Do this – In this exercise, return the whole listing exactly, excluding any images.

Information supplied –
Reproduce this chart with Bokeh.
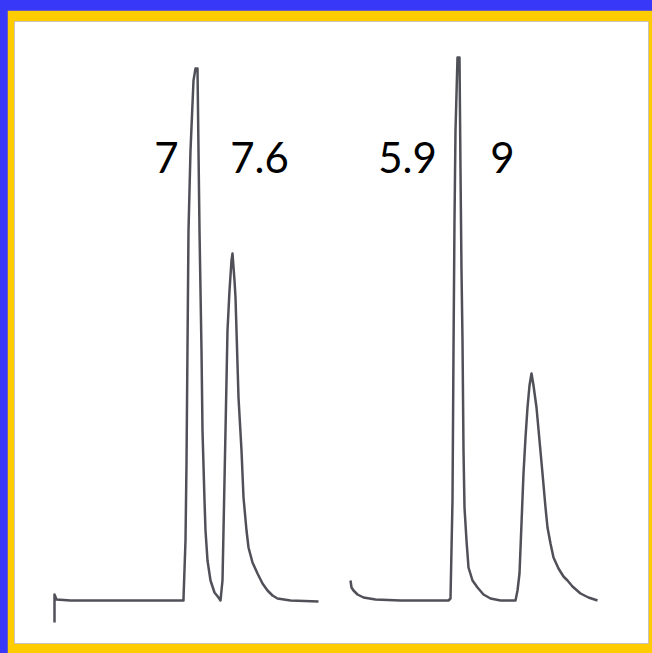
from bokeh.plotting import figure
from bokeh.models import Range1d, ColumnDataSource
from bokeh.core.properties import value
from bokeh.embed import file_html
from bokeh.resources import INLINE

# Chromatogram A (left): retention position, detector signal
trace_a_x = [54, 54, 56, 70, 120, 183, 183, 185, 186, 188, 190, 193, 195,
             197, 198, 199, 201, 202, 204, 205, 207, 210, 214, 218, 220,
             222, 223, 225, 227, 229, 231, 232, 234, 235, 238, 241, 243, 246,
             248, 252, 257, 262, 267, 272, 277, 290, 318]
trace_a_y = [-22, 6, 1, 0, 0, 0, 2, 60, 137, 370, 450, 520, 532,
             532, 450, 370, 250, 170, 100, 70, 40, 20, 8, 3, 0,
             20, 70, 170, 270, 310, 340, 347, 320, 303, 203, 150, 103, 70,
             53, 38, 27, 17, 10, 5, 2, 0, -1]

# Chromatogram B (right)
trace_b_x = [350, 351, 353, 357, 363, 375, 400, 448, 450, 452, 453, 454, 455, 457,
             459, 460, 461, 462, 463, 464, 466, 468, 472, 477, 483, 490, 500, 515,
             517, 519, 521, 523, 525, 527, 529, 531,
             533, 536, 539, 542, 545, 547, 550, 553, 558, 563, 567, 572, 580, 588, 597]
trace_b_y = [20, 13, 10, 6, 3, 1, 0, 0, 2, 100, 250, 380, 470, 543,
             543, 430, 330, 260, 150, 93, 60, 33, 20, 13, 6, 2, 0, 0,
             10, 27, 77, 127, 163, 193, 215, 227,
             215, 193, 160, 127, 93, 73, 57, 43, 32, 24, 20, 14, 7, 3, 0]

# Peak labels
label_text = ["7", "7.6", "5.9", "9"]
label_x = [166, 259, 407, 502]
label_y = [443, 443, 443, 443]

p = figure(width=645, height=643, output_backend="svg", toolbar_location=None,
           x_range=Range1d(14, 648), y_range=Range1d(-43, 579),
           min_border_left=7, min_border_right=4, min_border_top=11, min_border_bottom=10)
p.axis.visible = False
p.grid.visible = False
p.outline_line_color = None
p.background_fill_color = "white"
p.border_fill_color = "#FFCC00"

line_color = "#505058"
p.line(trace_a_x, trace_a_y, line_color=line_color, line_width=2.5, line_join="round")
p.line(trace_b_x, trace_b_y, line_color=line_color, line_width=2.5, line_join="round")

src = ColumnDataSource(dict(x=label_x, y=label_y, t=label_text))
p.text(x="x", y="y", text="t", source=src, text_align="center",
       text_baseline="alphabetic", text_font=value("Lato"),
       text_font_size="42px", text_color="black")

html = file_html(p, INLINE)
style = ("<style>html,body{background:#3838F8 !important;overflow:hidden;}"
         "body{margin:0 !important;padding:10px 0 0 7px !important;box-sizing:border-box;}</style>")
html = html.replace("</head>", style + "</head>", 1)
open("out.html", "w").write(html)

Expected answer –
Reproduce this chart with Bokeh.
from bokeh.plotting import figure
from bokeh.models import Range1d, ColumnDataSource
from bokeh.core.properties import value
from bokeh.embed import file_html
from bokeh.resources import INLINE

# Chromatogram A (left): retention position, detector signal
trace_a_x = [54, 54, 56, 70, 120, 183, 183, 185, 186, 188, 190, 193, 195,
             197, 198, 199, 201, 202, 204, 205, 207, 210, 214, 218, 220,
             222, 223, 225, 227, 229, 231, 232, 234, 235, 238, 241, 243, 246,
             248, 252, 257, 262, 267, 272, 277, 290, 318]
trace_a_y = [-22, 6, 1, 0, 0, 0, 2, 60, 137, 370, 450, 520, 532,
             532, 450, 370, 250, 170, 100, 70, 40, 20, 8, 3, 0,
             20, 70, 170, 270, 310, 340, 347, 320, 303, 203, 150, 103, 70,
             53, 38, 27, 17, 10, 5, 2, 0, -1]

# Chromatogram B (right)
trace_b_x = [350, 351, 353, 357, 363, 375, 400, 448, 450, 452, 453, 454, 455, 457,
             459, 460, 461, 462, 463, 464, 466, 468, 472, 477, 483, 490, 500, 515,
             517, 519, 521, 523, 525, 527, 529, 531,
             533, 536, 539, 542, 545, 547, 550, 553, 558, 563, 567, 572, 580, 588, 597]
trace_b_y = [20, 13, 10, 6, 3, 1, 0, 0, 2, 100, 250, 380, 470, 543,
             543, 430, 330, 260, 150, 93, 60, 33, 20, 13, 6, 2, 0, 0,
             10, 27, 77, 127, 163, 193, 215, 227,
             215, 193, 160, 127, 93, 73, 57, 43, 32, 24, 20, 14, 7, 3, 0]

# Peak labels
label_text = ["7", "7.6", "5.9", "9"]
label_x = [166, 259, 407, 502]
label_y = [443, 443, 443, 443]

p = figure(width=645, height=643, output_backend="svg", toolbar_location=None,
           x_range=Range1d(14, 648), y_range=Range1d(-43, 579),
           min_border_left=7, min_border_right=4, min_border_top=11, min_border_bottom=10)
p.axis.visible = False
p.grid.visible = False
p.outline_line_color = None
p.background_fill_color = "white"
p.border_fill_color = "#FFCC00"

line_color = "#505058"
p.line(trace_a_x, trace_a_y, line_color=line_color, line_width=2.5, line_join="round")
p.line(trace_b_x, trace_b_y, line_color=line_color, line_width=2.5, line_join="round")

src = ColumnDataSource(dict(x=label_x, y=label_y, t=label_text))
p.text(x="x", y="y", text="t", source=src, text_align="center",
       text_baseline="alphabetic", text_font=value("Lato"),
       text_font_size="42px", text_color="black")

html = file_html(p, INLINE)
style = ("<style>html,body{background:#3838F8 !important;overflow:hidden;}"
         "body{margin:0 !important;padding:10px 0 0 7px !important;box-sizing:border-box;}</style>")
html = html.replace("</head>", style + "</head>", 1)
open("out.html", "w").write(html)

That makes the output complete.